> **Your task**:
Retype exactly the lines from the first one through the line with "import * as", including both ends; skip any pictures.

★ ★ ★ ★ ★

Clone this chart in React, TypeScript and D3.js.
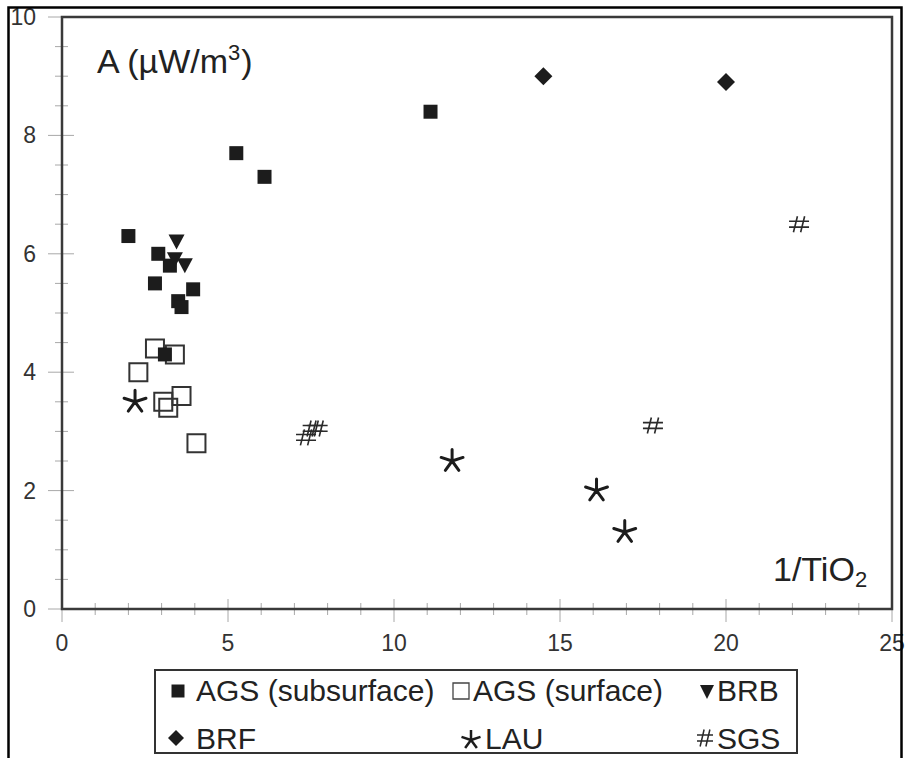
import React from "react";
import * as d3 from "d3";

// Heat production A (µW/m³) against 1/TiO2 for each rock group
const agsSubsurface = [
  { x: 2.0, y: 6.3 }, { x: 5.25, y: 7.7 }, { x: 6.1, y: 7.3 }, { x: 11.1, y: 8.4 },
  { x: 2.9, y: 6.0 }, { x: 3.25, y: 5.8 }, { x: 2.8, y: 5.5 }, { x: 3.95, y: 5.4 },
  { x: 3.5, y: 5.2 }, { x: 3.6, y: 5.1 }, { x: 3.1, y: 4.3 },
];
const agsSurface = [
  { x: 2.8, y: 4.4 }, { x: 3.4, y: 4.3 }, { x: 2.3, y: 4.0 }, { x: 3.6, y: 3.6 },
  { x: 3.05, y: 3.5 }, { x: 3.2, y: 3.4 }, { x: 4.05, y: 2.8 },
];
const brb = [{ x: 3.45, y: 6.2 }, { x: 3.4, y: 5.9 }, { x: 3.7, y: 5.8 }];
const brf = [{ x: 14.5, y: 9.0 }, { x: 20.0, y: 8.9 }];
const lau = [{ x: 2.2, y: 3.5 }, { x: 11.75, y: 2.5 }, { x: 16.1, y: 2.0 }, { x: 16.95, y: 1.3 }];
const sgs = [
  { x: 22.2, y: 6.5 }, { x: 17.8, y: 3.1 }, { x: 7.35, y: 2.9 }, { x: 7.55, y: 3.05 }, { x: 7.7, y: 3.05 },
];

const xDomain = [0, 25];
const yDomain = [0, 10];
const xMajorTicks = [0, 5, 10, 15, 20, 25];
const yMajorTicks = [0, 2, 4, 6, 8, 10];

const FONT = "'Liberation Sans', Arial, sans-serif";
const INK = "#1c1c1c";

function squarePath(s: number) {
  const h = s / 2;
  return `M${-h},${-h}H${h}V${h}H${-h}Z`;
}
function trianglePath(w: number, h: number) {
  return `M${-w / 2},${-h / 2}L${w / 2},${-h / 2}L0,${h / 2}Z`;
}
function diamondPath(r: number) {
  return `M0,${-r}L${r},0L0,${r}L${-r},0Z`;
}
function asteriskPath(r: number) {
  const p = d3.path();
  for (let i = 0; i < 5; i++) {
    const a = -Math.PI / 2 + (i * 2 * Math.PI) / 5;
    p.moveTo(0, 0);
    p.lineTo(r * Math.cos(a), r * Math.sin(a));
  }
  return p.toString();
}
function hashPath(w: number, h: number) {
  const p = d3.path();
  const vx = w * 0.18;
  const sl = 2;
  p.moveTo(-vx + sl, -h / 2); p.lineTo(-vx - sl, h / 2);
  p.moveTo(vx + sl, -h / 2); p.lineTo(vx - sl, h / 2);
  p.moveTo(-w / 2, -h * 0.18); p.lineTo(w / 2, -h * 0.18);
  p.moveTo(-w / 2, h * 0.18); p.lineTo(w / 2, h * 0.18);
  return p.toString();
}

export default function App() {
  const W = 905, H = 758;
  const x = d3.scaleLinear().domain(xDomain).range([62, 892]);
  const y = d3.scaleLinear().domain(yDomain).range([609, 17]);
  const xMinor = d3.range(xDomain[0], xDomain[1] + 1, 1);
  const yMinor = d3.range(yDomain[0], yDomain[1] + 0.01, 0.5);

  const filledSq = squarePath(14);
  const openSq = squarePath(18);
  const tri = trianglePath(16, 15);
  const dia = diamondPath(9);
  const ast = asteriskPath(11.5);
  const hash = hashPath(20, 16);

  const at = (d: { x: number; y: number }) => `translate(${x(d.x)},${y(d.y)})`;

  return (
    <div style={{ position: "absolute", left: 0, top: 0 }}>
      <svg width={W} height={H} style={{ display: "block", background: "#fff" }} fontFamily={FONT}>
        {/* tick marks */}
        <g stroke="#a8a8a8" strokeWidth={1}>
          {yMinor.map((v) => {
            const major = yMajorTicks.includes(v);
            return (
              <line key={"ym" + v} x1={x(0) - (major ? 14 : 7)} x2={x(0) + (major ? 12 : 6)} y1={y(v)} y2={y(v)} />
            );
          })}
          {xMinor.map((v) => {
            const major = xMajorTicks.includes(v);
            return (
              <line key={"xm" + v} x1={x(v)} x2={x(v)} y1={y(0) - (major ? 10 : 6)} y2={y(0) + (major ? 13 : 6)} />
            );
          })}
        </g>

        {/* plot frame */}
        <rect x={x(0)} y={y(10)} width={x(25) - x(0)} height={y(0) - y(10)} fill="none" stroke="#3a3a3a" strokeWidth={2.5} />

        {/* tick labels */}
        <g fontSize={23} fill="#333">
          {yMajorTicks.map((v) => (
            <text key={"yl" + v} x={36} y={y(v)} dy="0.35em" textAnchor="end">{v}</text>
          ))}
          {xMajorTicks.map((v) => (
            <text key={"xl" + v} x={x(v)} y={651} textAnchor="middle">{v}</text>
          ))}
        </g>

        {/* axis titles */}
        <text x={97} y={73} fontSize={34} fill="#222">
          A (µW/m<tspan dy={-13} fontSize={22}>3</tspan><tspan dy={13} dx={1}>)</tspan>
        </text>
        <text x={773} y={581} fontSize={34} fill="#222">
          1/TiO<tspan dy={6} fontSize={22}>2</tspan>
        </text>

        {/* data */}
        <g>
          {agsSurface.map((d, i) => (
            <path key={"as" + i} d={openSq} transform={at(d)} fill="none" stroke="#333" strokeWidth={2} />
          ))}
          {agsSubsurface.map((d, i) => (
            <path key={"ab" + i} d={filledSq} transform={at(d)} fill={INK} />
          ))}
          {brb.map((d, i) => (
            <path key={"bb" + i} d={tri} transform={at(d)} fill={INK} />
          ))}
          {brf.map((d, i) => (
            <path key={"bf" + i} d={dia} transform={at(d)} fill={INK} />
          ))}
          {lau.map((d, i) => (
            <path key={"la" + i} d={ast} transform={at(d)} fill="none" stroke={INK} strokeWidth={3} strokeLinecap="round" />
          ))}
          {sgs.map((d, i) => (
            <path key={"sg" + i} d={hash} transform={at(d)} fill="none" stroke="#2a2a2a" strokeWidth={1.6} />
          ))}
        </g>

        {/* legend */}
        <g>
          <rect x={155} y={670} width={642} height={83} fill="#fff" stroke="#333" strokeWidth={2} />
          <g fontSize={30} fill="#222">
            <path d={squarePath(13)} transform="translate(178,691)" fill={INK} />
            <text x={196} y={701}>AGS (subsurface)</text>
            <path d={squarePath(16)} transform="translate(461,691)" fill="none" stroke="#444" strokeWidth={1.3} />
            <text x={473} y={701}>AGS (surface)</text>
            <path d={trianglePath(14, 14)} transform="translate(707,692)" fill={INK} />
            <text x={717} y={701}>BRB</text>

            <path d={diamondPath(8)} transform="translate(176,738)" fill={INK} />
            <text x={196} y={749}>BRF</text>
            <path d={asteriskPath(10)} transform="translate(471,740)" fill="none" stroke={INK} strokeWidth={2.5} />
            <text x={485} y={749}>LAU</text>
            <path d={hashPath(16, 17)} transform="translate(705,738)" fill="none" stroke="#2a2a2a" strokeWidth={1.5} />
            <text x={717} y={749}>SGS</text>
          </g>
        </g>

        {/* outer border */}
        <rect x={8.5} y={7.5} width={893} height={770} fill="none" stroke="#000" strokeWidth={2.5} />
      </svg>
    </div>
  );
}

★ ★ ★ ★ ★

> **Answer to this exercise**:
Clone this chart in React, TypeScript and D3.js.
import React from "react";
import * as d3 from "d3";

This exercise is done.